>> Start

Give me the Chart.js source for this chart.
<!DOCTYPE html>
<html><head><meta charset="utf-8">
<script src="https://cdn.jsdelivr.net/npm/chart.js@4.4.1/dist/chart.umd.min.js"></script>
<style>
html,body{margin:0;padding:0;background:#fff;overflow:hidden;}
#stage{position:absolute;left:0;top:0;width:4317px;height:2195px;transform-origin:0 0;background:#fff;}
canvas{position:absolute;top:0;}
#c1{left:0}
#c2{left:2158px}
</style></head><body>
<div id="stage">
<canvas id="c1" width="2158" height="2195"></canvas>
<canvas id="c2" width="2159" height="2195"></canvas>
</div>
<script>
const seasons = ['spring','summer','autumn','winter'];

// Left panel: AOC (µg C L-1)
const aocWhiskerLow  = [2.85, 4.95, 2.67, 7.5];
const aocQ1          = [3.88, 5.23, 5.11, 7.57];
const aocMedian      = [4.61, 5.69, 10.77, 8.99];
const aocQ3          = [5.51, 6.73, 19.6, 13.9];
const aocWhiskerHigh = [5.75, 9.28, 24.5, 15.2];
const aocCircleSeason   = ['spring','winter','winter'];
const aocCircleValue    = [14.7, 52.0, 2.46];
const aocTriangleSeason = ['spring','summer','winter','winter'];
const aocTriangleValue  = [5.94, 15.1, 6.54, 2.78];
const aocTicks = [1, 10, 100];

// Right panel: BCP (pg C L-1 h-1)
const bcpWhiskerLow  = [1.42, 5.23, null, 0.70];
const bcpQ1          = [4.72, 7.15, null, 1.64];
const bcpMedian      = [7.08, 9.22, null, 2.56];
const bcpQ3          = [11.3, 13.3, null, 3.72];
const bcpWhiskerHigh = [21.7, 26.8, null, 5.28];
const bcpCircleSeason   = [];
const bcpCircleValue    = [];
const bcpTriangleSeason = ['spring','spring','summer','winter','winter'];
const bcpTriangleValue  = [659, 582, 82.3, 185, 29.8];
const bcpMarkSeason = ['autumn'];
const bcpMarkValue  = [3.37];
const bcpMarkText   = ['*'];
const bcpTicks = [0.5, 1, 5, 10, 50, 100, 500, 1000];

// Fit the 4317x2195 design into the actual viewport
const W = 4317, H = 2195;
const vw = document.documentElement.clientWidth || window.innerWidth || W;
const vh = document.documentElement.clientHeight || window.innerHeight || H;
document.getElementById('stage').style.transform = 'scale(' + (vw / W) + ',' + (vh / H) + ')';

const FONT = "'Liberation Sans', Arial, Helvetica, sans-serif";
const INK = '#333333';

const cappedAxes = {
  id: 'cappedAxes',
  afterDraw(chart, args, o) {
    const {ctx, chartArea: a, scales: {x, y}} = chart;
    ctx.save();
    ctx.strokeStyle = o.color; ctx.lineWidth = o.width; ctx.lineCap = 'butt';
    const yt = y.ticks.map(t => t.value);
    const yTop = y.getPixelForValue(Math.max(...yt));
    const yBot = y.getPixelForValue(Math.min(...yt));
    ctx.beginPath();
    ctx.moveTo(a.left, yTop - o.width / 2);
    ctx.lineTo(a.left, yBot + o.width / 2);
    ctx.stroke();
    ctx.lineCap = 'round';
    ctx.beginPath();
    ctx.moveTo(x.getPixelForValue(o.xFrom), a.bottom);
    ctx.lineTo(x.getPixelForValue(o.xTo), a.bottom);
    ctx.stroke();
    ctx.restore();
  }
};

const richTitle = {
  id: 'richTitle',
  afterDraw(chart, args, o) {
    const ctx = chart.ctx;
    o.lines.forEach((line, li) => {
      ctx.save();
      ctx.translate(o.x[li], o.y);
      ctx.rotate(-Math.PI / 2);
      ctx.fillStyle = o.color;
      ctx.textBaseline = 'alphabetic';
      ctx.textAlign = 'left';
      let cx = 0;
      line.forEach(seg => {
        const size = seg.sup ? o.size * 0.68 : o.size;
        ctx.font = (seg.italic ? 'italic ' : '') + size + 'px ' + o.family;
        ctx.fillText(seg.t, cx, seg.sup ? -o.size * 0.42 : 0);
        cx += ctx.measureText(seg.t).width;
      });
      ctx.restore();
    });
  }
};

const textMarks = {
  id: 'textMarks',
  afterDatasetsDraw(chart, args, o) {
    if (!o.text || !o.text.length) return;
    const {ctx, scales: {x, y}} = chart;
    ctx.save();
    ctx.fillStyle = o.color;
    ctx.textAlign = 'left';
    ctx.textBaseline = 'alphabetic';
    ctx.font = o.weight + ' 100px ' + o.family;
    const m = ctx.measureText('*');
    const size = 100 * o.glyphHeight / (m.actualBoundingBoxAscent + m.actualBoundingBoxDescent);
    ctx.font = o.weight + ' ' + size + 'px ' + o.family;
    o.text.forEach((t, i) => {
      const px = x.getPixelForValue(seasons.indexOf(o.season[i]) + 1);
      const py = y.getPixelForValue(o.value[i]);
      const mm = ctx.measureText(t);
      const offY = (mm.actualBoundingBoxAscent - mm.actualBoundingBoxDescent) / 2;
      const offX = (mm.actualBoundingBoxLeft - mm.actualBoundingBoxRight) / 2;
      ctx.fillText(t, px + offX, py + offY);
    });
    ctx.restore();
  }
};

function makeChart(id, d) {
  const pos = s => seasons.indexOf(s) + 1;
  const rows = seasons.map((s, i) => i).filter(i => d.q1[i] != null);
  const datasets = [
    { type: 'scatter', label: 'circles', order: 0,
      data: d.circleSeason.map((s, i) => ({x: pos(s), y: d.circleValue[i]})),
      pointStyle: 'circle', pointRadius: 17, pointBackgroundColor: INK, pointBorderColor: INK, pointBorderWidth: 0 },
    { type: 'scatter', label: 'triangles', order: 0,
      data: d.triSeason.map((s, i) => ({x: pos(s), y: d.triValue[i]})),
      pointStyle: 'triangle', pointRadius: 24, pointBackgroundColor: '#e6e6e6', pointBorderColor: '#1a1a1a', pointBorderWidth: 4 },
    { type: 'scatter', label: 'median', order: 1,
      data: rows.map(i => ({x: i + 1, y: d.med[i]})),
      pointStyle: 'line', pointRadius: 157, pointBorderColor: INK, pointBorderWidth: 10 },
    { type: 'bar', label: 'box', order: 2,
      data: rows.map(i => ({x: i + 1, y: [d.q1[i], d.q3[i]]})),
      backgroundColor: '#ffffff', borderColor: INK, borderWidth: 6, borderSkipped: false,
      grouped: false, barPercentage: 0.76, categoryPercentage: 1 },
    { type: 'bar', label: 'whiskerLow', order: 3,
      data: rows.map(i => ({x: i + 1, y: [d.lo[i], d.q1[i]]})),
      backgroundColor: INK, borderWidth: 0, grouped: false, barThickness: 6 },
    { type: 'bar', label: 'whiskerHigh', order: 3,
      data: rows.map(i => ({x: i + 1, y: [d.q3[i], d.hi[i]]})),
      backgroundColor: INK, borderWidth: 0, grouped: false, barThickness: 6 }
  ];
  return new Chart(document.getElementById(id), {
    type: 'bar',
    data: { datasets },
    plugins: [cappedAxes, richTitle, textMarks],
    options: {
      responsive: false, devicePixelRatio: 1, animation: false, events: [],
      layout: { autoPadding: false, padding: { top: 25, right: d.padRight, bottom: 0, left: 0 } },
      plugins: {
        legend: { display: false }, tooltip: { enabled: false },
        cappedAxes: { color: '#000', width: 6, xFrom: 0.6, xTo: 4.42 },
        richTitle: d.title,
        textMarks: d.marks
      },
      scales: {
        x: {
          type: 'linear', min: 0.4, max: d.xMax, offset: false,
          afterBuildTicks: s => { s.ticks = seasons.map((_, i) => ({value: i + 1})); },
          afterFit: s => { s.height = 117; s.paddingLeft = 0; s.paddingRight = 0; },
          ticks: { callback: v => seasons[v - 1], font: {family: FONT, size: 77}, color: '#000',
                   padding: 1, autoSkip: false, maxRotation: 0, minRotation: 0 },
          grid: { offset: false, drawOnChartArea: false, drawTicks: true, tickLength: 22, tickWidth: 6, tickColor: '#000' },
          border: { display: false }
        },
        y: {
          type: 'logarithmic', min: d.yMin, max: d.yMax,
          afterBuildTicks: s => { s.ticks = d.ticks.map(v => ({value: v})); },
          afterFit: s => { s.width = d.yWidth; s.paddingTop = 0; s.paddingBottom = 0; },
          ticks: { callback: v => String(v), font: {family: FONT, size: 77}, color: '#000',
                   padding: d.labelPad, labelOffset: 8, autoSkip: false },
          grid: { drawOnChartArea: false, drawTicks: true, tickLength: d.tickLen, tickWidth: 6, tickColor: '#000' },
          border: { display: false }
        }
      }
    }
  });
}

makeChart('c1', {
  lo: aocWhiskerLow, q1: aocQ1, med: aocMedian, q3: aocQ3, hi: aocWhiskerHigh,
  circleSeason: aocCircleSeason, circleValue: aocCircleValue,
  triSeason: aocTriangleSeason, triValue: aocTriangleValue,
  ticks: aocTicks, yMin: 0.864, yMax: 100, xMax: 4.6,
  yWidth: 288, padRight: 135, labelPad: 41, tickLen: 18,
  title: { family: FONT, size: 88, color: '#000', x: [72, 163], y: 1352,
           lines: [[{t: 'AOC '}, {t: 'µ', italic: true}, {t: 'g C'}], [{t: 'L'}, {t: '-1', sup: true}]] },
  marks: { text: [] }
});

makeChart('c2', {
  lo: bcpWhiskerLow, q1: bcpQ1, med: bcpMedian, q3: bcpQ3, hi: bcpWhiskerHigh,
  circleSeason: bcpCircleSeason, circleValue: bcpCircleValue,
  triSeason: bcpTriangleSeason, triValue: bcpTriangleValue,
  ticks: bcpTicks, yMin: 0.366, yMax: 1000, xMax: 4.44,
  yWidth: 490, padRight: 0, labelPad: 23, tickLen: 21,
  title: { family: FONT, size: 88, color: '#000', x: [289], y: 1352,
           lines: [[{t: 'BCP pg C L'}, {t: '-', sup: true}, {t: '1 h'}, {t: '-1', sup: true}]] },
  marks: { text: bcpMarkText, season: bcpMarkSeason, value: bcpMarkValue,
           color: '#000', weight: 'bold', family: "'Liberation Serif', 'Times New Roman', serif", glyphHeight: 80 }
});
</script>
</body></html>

>> End

Written instruction> Quote only the stretch of lines that starts the data above and ends with the line containing "const seasons = ['spring','summer','autumn','winter'];", both included.

Written solution>
Give me the Chart.js source for this chart.
<!DOCTYPE html>
<html><head><meta charset="utf-8">
<script src="https://cdn.jsdelivr.net/npm/chart.js@4.4.1/dist/chart.umd.min.js"></script>
<style>
html,body{margin:0;padding:0;background:#fff;overflow:hidden;}
#stage{position:absolute;left:0;top:0;width:4317px;height:2195px;transform-origin:0 0;background:#fff;}
canvas{position:absolute;top:0;}
#c1{left:0}
#c2{left:2158px}
</style></head><body>
<div id="stage">
<canvas id="c1" width="2158" height="2195"></canvas>
<canvas id="c2" width="2159" height="2195"></canvas>
</div>
<script>
const seasons = ['spring','summer','autumn','winter'];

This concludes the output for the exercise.